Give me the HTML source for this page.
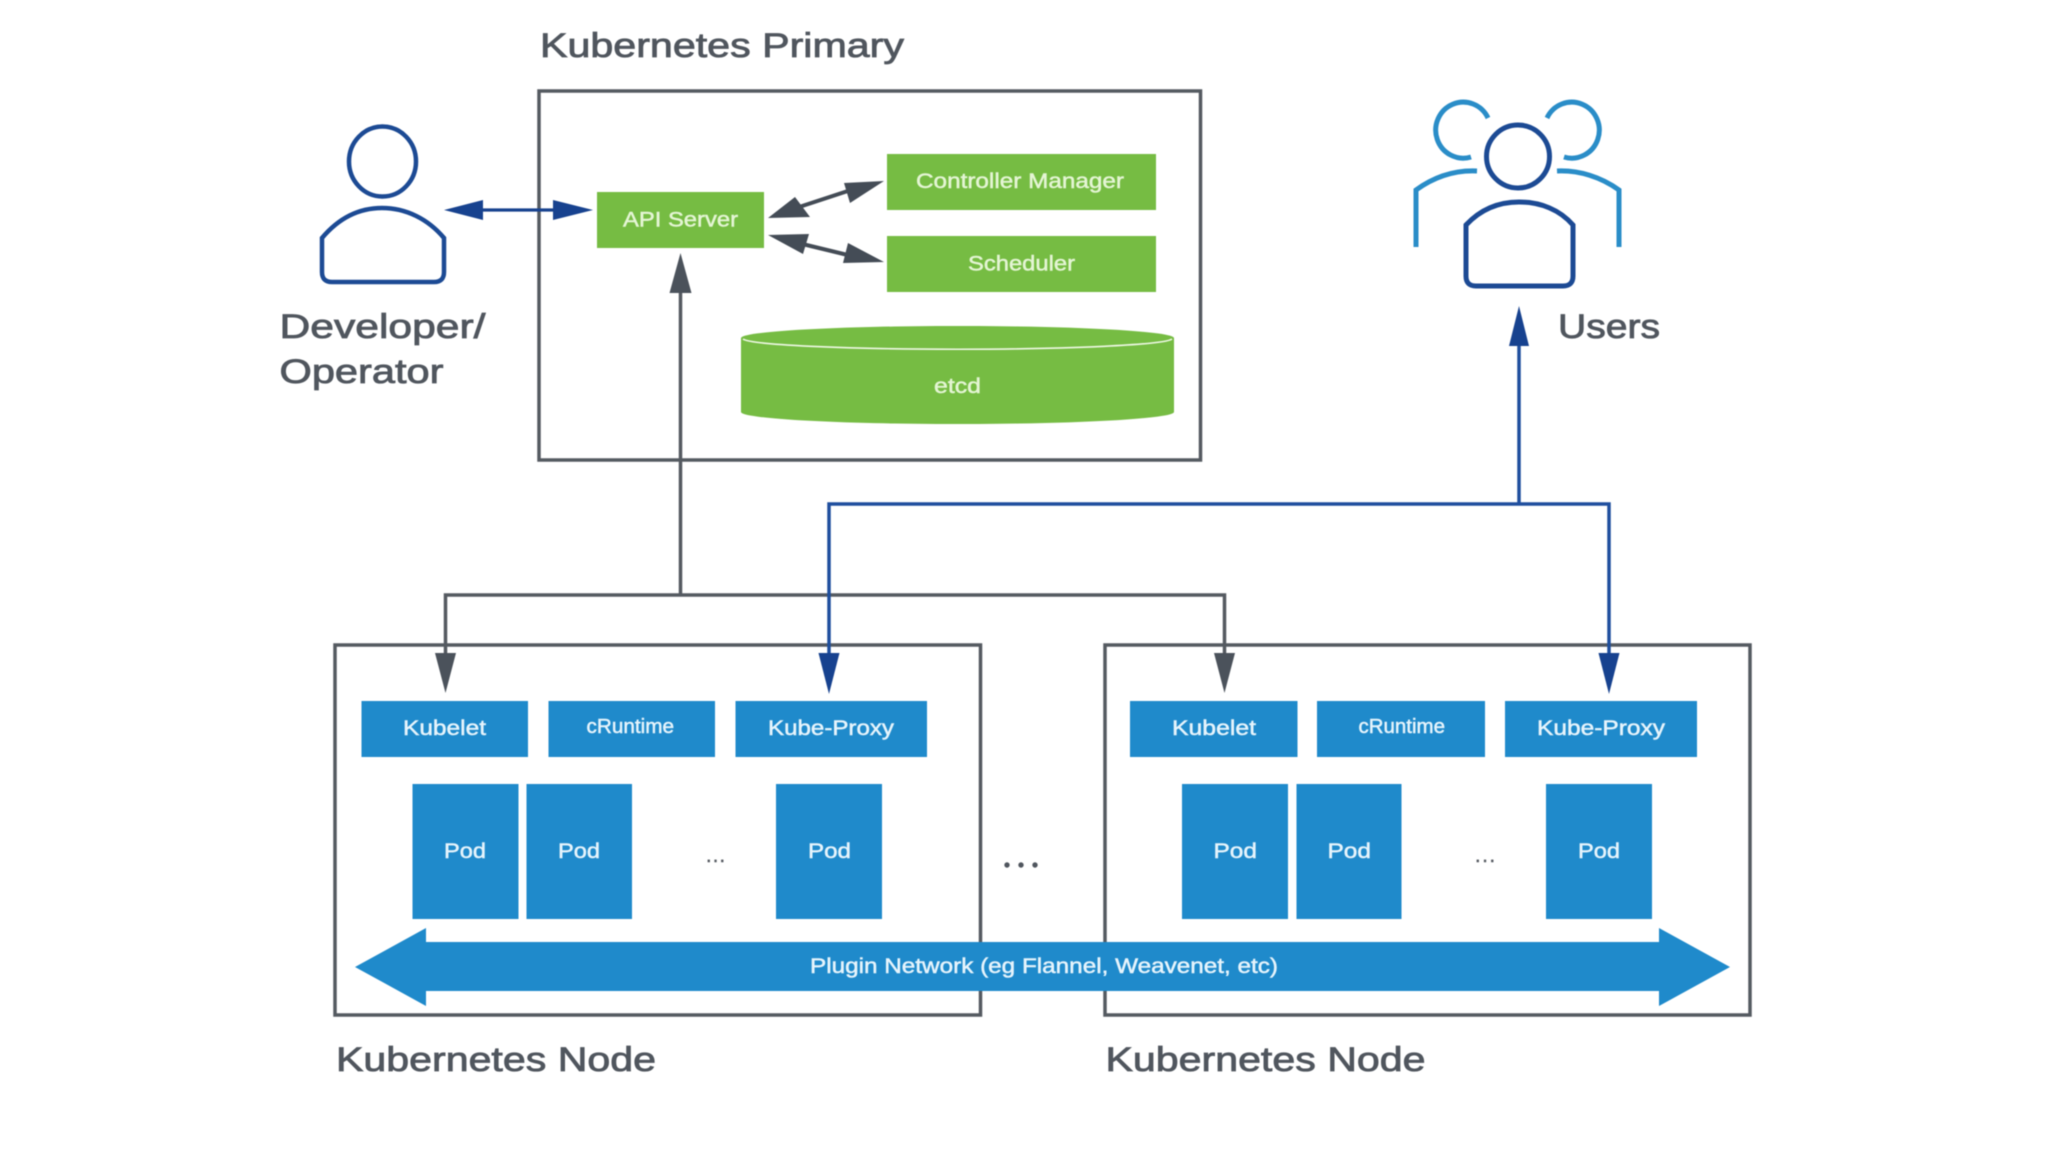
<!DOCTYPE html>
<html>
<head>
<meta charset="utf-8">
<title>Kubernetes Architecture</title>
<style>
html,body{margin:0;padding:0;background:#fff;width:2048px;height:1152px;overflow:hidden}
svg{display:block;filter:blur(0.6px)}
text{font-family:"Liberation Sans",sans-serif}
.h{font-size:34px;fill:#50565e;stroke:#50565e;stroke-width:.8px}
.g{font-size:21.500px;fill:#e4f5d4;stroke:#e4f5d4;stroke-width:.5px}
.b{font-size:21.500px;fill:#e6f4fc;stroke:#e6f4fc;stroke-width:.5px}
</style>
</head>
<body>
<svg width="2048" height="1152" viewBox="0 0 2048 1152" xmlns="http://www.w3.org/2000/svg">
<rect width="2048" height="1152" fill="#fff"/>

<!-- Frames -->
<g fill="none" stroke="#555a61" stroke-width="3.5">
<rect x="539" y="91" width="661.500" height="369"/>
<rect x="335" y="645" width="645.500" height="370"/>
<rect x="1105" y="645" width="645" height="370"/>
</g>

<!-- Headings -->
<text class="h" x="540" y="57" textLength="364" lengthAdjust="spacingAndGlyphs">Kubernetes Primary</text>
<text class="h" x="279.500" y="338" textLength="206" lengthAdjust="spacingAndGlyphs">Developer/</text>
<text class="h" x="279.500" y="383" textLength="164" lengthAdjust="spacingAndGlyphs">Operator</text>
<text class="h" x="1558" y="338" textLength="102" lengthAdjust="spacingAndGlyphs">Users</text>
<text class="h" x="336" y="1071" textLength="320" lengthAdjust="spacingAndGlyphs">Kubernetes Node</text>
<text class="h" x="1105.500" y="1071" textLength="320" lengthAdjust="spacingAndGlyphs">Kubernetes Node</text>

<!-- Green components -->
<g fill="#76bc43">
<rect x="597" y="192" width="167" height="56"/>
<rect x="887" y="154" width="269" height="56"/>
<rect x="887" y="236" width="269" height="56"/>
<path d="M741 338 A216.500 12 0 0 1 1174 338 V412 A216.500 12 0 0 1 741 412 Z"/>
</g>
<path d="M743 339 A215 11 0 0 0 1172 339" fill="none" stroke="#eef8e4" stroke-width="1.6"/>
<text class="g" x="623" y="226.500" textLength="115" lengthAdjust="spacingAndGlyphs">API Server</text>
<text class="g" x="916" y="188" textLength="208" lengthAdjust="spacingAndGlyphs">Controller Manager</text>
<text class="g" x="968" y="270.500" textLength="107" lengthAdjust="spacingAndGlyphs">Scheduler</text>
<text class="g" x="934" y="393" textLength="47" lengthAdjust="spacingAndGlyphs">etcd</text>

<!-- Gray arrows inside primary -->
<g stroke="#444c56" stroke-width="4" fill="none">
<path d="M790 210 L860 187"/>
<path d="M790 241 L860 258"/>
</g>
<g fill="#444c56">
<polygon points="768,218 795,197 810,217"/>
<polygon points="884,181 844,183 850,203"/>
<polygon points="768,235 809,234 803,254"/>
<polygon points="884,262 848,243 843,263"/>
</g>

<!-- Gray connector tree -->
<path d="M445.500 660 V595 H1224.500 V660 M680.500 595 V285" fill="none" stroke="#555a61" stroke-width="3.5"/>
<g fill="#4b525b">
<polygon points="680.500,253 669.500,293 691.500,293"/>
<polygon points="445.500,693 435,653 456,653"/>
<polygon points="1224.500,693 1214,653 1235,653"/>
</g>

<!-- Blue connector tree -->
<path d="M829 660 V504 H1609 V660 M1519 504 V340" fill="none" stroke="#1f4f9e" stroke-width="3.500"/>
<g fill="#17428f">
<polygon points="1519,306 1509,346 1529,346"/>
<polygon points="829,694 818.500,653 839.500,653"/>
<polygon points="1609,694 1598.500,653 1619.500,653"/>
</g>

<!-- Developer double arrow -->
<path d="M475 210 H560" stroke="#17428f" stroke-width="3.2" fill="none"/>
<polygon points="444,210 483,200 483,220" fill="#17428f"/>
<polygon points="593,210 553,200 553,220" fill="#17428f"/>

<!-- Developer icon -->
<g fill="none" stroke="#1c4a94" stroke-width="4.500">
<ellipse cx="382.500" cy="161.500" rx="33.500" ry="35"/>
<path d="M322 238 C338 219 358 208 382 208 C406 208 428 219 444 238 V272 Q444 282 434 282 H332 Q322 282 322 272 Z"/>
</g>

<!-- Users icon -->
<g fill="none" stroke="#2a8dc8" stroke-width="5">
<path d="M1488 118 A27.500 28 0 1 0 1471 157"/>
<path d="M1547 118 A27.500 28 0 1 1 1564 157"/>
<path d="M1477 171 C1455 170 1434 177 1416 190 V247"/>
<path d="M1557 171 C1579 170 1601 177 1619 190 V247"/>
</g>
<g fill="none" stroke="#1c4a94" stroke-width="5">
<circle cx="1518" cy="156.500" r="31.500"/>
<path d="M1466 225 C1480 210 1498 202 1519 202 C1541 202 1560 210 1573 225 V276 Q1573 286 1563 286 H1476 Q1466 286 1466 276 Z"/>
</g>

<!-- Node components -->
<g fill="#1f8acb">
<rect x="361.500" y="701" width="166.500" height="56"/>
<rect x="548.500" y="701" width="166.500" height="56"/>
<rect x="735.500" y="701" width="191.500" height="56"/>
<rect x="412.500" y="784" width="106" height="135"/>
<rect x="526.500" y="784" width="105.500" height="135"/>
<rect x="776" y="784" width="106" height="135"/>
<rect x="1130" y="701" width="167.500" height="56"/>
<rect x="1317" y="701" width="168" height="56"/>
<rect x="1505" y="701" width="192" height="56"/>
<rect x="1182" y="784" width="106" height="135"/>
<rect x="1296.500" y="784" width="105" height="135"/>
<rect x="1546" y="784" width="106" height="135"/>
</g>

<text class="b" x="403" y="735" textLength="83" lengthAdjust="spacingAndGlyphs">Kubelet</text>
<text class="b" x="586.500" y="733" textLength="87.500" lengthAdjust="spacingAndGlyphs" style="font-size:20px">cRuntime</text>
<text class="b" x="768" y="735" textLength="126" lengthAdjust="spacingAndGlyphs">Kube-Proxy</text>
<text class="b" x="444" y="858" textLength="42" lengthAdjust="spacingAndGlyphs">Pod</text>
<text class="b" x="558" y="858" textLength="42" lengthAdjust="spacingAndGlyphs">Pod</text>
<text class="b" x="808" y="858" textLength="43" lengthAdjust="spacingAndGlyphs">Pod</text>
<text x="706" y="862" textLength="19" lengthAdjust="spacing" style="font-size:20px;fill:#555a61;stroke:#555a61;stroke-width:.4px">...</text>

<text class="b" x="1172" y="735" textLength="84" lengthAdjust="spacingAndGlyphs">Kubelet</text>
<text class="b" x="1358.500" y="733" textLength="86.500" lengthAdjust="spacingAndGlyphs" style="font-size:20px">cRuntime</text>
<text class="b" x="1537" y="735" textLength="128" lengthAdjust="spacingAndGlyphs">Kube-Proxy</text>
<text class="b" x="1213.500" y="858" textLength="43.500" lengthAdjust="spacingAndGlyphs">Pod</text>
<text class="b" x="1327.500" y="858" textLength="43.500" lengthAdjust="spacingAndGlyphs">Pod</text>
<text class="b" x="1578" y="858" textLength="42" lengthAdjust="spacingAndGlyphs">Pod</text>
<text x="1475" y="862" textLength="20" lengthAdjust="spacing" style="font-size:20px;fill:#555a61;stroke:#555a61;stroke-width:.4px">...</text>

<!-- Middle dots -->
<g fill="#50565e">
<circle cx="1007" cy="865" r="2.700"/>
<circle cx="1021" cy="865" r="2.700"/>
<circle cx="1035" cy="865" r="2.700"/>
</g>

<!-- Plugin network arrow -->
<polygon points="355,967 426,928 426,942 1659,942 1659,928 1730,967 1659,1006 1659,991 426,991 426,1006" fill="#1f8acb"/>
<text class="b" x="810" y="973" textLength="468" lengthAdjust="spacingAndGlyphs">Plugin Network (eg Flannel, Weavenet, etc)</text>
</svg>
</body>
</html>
________________________________________
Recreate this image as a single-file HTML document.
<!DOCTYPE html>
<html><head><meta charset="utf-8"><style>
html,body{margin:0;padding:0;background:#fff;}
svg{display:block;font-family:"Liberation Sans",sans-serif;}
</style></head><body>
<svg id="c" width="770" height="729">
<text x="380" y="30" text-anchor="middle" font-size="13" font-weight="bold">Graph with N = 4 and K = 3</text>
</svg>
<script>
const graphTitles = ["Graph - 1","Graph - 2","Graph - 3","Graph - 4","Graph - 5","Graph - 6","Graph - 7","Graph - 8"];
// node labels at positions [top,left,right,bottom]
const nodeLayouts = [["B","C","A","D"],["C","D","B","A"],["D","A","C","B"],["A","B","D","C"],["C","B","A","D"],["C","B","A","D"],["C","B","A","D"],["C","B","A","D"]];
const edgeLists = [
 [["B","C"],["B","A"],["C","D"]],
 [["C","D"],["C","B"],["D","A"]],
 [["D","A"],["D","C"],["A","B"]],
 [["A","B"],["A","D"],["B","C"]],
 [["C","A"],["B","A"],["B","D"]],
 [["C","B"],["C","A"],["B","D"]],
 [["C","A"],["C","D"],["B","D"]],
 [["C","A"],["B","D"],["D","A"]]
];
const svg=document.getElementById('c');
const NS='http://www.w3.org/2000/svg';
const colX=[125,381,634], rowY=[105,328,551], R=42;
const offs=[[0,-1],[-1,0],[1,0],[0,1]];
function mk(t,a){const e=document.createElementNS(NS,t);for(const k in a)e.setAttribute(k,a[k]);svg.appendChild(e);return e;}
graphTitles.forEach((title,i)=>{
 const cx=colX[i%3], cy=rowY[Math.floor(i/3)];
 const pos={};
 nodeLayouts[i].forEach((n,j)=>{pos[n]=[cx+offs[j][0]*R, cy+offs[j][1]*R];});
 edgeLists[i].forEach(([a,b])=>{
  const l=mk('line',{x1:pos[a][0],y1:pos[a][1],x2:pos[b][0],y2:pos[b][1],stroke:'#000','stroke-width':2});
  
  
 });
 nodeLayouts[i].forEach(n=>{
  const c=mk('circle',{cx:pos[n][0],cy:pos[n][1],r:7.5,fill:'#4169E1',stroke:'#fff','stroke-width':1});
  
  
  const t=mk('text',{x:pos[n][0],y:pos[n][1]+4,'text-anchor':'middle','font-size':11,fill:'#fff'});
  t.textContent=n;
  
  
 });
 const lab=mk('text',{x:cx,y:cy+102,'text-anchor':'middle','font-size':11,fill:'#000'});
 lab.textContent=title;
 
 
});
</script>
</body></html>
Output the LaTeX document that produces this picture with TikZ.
________________________________________
Your objective
Check the data for the word "this" and pull out the lines that have it.

The output
Give me the HTML source for this page.
Recreate this image as a single-file HTML document.
Output the LaTeX document that produces this picture with TikZ.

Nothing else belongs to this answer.